Return nothing but the lines from the one with "Rebuild this chart" through the one with "const yearShift = [-20, 6, 35];" in the data below, word for word and without pictures.
● ● ● ● ●
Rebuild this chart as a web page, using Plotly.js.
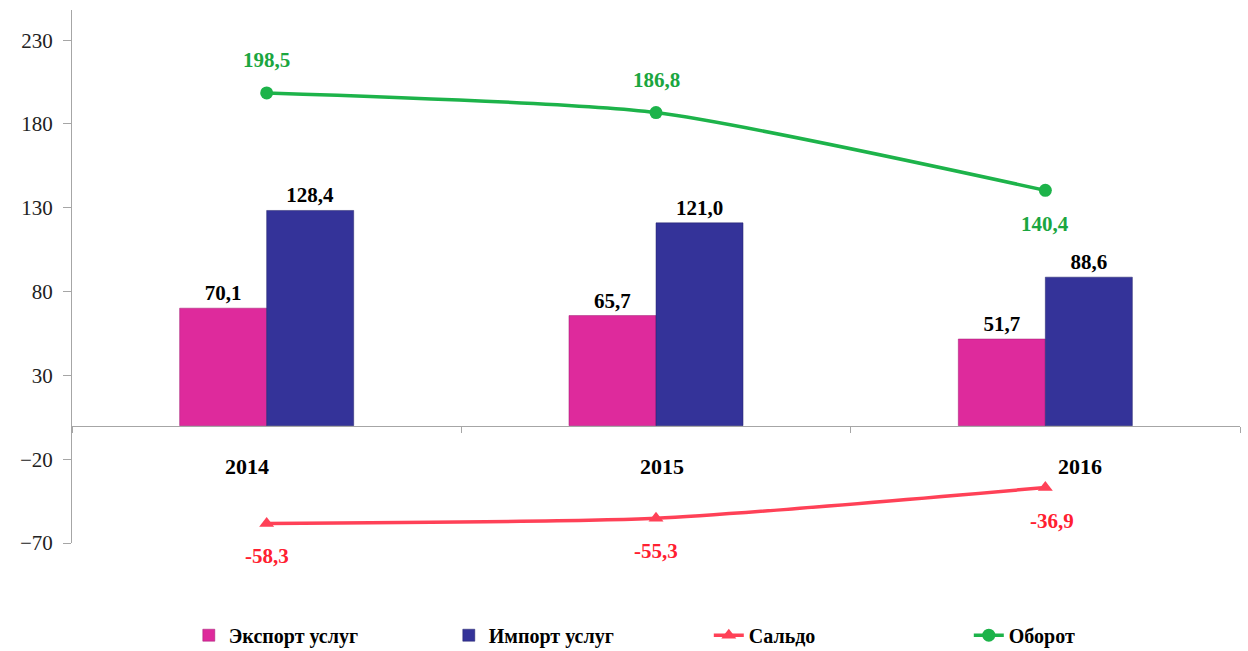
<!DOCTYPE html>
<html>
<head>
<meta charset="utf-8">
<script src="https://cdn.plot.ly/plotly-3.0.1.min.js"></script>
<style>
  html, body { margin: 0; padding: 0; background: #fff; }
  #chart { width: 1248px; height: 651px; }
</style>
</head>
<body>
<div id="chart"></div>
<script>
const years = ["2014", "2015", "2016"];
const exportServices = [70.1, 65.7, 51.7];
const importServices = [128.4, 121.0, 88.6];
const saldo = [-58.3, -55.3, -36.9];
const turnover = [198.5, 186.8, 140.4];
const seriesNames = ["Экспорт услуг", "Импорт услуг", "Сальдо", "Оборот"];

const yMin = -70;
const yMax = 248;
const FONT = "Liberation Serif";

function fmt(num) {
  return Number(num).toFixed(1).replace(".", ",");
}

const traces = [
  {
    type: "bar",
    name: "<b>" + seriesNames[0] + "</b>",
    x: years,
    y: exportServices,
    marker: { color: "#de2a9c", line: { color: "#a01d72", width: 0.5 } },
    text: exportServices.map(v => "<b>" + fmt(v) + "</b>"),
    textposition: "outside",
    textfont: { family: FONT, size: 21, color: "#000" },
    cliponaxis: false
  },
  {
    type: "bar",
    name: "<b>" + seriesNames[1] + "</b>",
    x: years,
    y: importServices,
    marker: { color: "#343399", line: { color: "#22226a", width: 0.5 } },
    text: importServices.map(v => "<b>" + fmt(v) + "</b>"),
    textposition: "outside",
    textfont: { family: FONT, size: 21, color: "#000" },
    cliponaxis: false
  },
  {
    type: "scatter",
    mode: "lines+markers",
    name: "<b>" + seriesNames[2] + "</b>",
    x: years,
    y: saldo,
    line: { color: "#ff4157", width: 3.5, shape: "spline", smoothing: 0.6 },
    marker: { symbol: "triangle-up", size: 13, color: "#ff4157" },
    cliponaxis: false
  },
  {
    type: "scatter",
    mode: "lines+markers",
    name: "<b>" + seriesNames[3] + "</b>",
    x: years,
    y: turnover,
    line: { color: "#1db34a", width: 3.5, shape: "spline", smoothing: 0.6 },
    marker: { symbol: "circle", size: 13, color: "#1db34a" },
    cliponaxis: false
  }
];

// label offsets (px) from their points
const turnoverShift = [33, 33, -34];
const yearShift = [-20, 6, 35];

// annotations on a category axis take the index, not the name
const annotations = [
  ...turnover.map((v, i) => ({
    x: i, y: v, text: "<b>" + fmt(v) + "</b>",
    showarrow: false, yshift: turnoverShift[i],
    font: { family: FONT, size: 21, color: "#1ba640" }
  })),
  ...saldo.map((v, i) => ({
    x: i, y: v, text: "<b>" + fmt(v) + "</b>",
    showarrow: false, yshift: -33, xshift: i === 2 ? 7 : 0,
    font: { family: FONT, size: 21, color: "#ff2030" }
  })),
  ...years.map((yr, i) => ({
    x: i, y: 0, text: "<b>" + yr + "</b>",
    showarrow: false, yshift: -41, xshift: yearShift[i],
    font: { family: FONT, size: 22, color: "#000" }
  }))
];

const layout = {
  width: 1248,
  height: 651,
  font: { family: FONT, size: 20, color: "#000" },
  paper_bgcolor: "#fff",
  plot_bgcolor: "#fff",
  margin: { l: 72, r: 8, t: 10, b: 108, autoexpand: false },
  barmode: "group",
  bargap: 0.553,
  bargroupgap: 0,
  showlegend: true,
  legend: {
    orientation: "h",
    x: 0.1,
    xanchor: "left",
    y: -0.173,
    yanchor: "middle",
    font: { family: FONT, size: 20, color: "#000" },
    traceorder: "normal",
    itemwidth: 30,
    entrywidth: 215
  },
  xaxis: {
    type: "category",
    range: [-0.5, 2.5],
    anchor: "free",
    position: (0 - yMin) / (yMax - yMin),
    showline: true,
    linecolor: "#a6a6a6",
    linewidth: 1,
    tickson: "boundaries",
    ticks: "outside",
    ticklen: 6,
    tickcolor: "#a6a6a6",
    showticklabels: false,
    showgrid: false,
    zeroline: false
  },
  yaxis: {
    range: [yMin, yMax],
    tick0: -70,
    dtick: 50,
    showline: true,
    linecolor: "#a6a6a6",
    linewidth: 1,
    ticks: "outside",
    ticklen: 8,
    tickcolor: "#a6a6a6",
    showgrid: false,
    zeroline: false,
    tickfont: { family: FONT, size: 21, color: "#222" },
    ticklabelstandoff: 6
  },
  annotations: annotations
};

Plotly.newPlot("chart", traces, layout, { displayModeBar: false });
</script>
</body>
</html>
● ● ● ● ●
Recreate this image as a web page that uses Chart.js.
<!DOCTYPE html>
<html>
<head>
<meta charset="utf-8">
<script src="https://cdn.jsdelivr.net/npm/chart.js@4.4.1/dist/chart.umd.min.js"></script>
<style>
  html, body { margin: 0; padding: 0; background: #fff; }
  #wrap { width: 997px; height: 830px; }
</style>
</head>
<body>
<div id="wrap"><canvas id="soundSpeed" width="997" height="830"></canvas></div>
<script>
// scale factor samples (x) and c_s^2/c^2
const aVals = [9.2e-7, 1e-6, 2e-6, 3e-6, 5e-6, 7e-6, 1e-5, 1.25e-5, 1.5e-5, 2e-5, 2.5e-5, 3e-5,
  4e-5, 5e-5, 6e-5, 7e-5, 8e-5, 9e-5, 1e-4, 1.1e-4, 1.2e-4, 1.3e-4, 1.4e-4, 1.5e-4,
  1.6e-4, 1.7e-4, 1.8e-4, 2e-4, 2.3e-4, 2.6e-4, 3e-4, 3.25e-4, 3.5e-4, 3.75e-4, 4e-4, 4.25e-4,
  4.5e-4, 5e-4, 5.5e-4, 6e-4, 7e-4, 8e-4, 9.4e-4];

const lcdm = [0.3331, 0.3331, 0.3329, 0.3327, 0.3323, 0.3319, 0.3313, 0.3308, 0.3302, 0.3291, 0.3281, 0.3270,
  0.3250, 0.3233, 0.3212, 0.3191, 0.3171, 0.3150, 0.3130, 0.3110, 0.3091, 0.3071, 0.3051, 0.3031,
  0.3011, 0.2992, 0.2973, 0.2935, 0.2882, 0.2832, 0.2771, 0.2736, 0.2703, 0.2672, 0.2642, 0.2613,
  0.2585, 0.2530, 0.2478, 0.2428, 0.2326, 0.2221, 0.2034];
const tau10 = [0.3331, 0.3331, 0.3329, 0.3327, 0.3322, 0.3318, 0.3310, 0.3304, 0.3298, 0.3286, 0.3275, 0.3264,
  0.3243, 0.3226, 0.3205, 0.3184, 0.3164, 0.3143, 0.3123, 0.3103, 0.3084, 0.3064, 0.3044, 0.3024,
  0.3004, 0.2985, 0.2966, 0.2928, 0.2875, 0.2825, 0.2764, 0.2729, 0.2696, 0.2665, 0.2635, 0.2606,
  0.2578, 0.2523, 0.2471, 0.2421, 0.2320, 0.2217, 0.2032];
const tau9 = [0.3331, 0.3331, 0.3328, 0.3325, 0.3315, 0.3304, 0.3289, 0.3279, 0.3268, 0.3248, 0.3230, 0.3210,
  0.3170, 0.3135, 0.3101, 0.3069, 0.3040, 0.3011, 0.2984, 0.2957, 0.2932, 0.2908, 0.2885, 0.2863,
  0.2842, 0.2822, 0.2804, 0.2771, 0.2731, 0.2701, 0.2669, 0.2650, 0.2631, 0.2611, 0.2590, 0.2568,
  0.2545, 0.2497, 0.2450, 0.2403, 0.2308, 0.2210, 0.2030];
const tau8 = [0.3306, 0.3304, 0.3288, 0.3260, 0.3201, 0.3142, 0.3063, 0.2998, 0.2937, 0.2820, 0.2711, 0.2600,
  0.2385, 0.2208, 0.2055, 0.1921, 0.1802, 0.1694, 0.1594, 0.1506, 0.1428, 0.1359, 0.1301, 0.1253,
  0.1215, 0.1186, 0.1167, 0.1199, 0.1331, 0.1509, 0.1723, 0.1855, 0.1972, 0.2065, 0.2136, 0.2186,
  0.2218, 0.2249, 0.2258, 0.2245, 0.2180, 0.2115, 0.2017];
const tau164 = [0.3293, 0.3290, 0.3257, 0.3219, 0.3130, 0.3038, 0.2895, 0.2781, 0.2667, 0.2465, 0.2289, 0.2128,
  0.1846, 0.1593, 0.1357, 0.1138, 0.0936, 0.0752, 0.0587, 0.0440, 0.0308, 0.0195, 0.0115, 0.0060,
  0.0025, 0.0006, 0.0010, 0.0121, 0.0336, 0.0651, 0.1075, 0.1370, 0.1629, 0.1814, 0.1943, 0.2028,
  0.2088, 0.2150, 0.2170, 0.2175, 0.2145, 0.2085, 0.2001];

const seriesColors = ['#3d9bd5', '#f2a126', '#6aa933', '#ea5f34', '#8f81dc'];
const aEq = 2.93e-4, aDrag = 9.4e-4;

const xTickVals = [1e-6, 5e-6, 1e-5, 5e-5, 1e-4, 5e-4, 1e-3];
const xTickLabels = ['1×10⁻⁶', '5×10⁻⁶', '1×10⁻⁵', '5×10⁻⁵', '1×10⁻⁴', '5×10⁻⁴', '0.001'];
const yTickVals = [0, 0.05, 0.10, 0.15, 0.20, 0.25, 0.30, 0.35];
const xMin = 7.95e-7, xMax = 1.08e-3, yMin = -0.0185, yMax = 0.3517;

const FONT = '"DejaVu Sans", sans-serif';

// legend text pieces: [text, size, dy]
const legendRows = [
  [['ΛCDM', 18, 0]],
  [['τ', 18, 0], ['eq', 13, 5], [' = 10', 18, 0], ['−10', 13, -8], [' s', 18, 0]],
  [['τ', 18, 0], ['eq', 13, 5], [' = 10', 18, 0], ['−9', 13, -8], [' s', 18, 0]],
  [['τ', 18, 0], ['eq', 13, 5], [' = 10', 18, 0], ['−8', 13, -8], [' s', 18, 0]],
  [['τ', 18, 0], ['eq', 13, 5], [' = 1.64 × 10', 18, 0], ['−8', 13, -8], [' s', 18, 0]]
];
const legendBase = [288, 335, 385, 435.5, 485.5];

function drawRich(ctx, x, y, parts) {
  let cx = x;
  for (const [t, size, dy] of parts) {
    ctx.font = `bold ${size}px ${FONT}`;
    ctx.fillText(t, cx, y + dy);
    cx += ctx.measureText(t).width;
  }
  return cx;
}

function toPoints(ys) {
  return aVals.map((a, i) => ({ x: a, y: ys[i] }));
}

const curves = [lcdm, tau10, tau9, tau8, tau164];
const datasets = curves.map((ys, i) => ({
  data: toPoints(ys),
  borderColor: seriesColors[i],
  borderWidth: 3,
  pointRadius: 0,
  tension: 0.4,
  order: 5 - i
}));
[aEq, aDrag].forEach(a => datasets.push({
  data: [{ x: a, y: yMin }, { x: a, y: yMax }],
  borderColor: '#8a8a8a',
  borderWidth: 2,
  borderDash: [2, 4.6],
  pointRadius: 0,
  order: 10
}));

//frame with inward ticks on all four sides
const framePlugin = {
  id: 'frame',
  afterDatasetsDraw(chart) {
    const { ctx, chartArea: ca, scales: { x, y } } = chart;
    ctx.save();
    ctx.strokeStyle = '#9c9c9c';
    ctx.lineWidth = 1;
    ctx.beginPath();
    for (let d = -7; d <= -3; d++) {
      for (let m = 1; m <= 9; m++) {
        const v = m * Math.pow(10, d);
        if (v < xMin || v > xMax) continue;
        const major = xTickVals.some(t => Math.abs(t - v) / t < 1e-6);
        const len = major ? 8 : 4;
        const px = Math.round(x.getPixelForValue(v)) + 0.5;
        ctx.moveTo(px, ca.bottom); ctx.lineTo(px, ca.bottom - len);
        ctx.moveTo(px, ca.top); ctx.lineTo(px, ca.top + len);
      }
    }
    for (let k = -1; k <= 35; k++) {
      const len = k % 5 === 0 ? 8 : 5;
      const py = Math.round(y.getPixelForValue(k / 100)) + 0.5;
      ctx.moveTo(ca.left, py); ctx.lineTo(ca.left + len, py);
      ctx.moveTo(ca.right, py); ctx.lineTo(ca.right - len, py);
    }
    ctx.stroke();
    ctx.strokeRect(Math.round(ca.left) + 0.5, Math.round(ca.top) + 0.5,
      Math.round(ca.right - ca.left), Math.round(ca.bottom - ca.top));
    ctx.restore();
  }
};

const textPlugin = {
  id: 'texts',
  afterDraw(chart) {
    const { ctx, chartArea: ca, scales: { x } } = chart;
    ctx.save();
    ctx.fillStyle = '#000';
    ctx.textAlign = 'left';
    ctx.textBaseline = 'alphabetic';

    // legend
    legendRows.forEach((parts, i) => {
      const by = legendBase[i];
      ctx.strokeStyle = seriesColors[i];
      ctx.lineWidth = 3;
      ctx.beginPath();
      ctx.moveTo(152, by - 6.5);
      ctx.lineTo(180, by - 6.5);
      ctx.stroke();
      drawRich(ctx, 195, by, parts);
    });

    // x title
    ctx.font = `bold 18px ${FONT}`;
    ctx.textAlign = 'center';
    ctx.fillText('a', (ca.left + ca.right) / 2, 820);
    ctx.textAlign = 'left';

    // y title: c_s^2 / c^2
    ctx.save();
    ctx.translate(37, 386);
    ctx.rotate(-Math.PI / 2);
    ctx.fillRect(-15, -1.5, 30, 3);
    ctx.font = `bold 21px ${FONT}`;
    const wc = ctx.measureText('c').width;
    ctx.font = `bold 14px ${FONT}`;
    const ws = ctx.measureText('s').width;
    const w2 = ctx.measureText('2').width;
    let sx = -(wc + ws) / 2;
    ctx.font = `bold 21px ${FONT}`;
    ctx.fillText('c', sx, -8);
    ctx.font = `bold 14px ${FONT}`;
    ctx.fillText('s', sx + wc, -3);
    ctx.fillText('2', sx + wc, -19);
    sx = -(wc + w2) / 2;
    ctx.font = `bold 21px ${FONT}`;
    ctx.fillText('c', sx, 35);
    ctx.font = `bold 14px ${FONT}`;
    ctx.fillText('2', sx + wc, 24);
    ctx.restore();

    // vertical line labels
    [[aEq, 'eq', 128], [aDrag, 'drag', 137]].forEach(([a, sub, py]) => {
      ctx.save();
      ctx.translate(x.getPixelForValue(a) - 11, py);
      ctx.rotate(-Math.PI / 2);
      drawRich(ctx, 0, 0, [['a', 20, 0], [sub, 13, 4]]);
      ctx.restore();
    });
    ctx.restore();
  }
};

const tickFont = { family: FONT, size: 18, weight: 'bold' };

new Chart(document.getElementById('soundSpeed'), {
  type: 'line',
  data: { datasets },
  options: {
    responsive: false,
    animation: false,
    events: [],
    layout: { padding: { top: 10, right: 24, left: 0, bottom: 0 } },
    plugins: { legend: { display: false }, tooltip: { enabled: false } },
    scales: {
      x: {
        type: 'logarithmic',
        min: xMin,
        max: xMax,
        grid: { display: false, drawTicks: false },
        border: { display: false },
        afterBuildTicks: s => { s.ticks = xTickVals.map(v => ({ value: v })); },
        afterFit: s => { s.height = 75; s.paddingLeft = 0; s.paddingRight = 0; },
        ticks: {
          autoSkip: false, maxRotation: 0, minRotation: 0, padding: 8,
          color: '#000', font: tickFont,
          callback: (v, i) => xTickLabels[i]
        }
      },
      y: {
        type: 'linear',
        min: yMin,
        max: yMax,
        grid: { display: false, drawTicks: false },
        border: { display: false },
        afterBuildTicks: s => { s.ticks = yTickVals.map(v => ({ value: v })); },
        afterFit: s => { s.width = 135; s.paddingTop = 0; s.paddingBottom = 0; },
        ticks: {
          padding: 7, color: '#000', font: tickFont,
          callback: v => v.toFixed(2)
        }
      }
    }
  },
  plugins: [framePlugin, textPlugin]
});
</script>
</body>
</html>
● ● ● ● ●
* **RESPONSE TO THIS TASK**:
Rebuild this chart as a web page, using Plotly.js.
<!DOCTYPE html>
<html>
<head>
<meta charset="utf-8">
<script src="https://cdn.plot.ly/plotly-3.0.1.min.js"></script>
<style>
  html, body { margin: 0; padding: 0; background: #fff; }
  #chart { width: 1248px; height: 651px; }
</style>
</head>
<body>
<div id="chart"></div>
<script>
const years = ["2014", "2015", "2016"];
const exportServices = [70.1, 65.7, 51.7];
const importServices = [128.4, 121.0, 88.6];
const saldo = [-58.3, -55.3, -36.9];
const turnover = [198.5, 186.8, 140.4];
const seriesNames = ["Экспорт услуг", "Импорт услуг", "Сальдо", "Оборот"];

const yMin = -70;
const yMax = 248;
const FONT = "Liberation Serif";

function fmt(num) {
  return Number(num).toFixed(1).replace(".", ",");
}

const traces = [
  {
    type: "bar",
    name: "<b>" + seriesNames[0] + "</b>",
    x: years,
    y: exportServices,
    marker: { color: "#de2a9c", line: { color: "#a01d72", width: 0.5 } },
    text: exportServices.map(v => "<b>" + fmt(v) + "</b>"),
    textposition: "outside",
    textfont: { family: FONT, size: 21, color: "#000" },
    cliponaxis: false
  },
  {
    type: "bar",
    name: "<b>" + seriesNames[1] + "</b>",
    x: years,
    y: importServices,
    marker: { color: "#343399", line: { color: "#22226a", width: 0.5 } },
    text: importServices.map(v => "<b>" + fmt(v) + "</b>"),
    textposition: "outside",
    textfont: { family: FONT, size: 21, color: "#000" },
    cliponaxis: false
  },
  {
    type: "scatter",
    mode: "lines+markers",
    name: "<b>" + seriesNames[2] + "</b>",
    x: years,
    y: saldo,
    line: { color: "#ff4157", width: 3.5, shape: "spline", smoothing: 0.6 },
    marker: { symbol: "triangle-up", size: 13, color: "#ff4157" },
    cliponaxis: false
  },
  {
    type: "scatter",
    mode: "lines+markers",
    name: "<b>" + seriesNames[3] + "</b>",
    x: years,
    y: turnover,
    line: { color: "#1db34a", width: 3.5, shape: "spline", smoothing: 0.6 },
    marker: { symbol: "circle", size: 13, color: "#1db34a" },
    cliponaxis: false
  }
];

// label offsets (px) from their points
const turnoverShift = [33, 33, -34];
const yearShift = [-20, 6, 35];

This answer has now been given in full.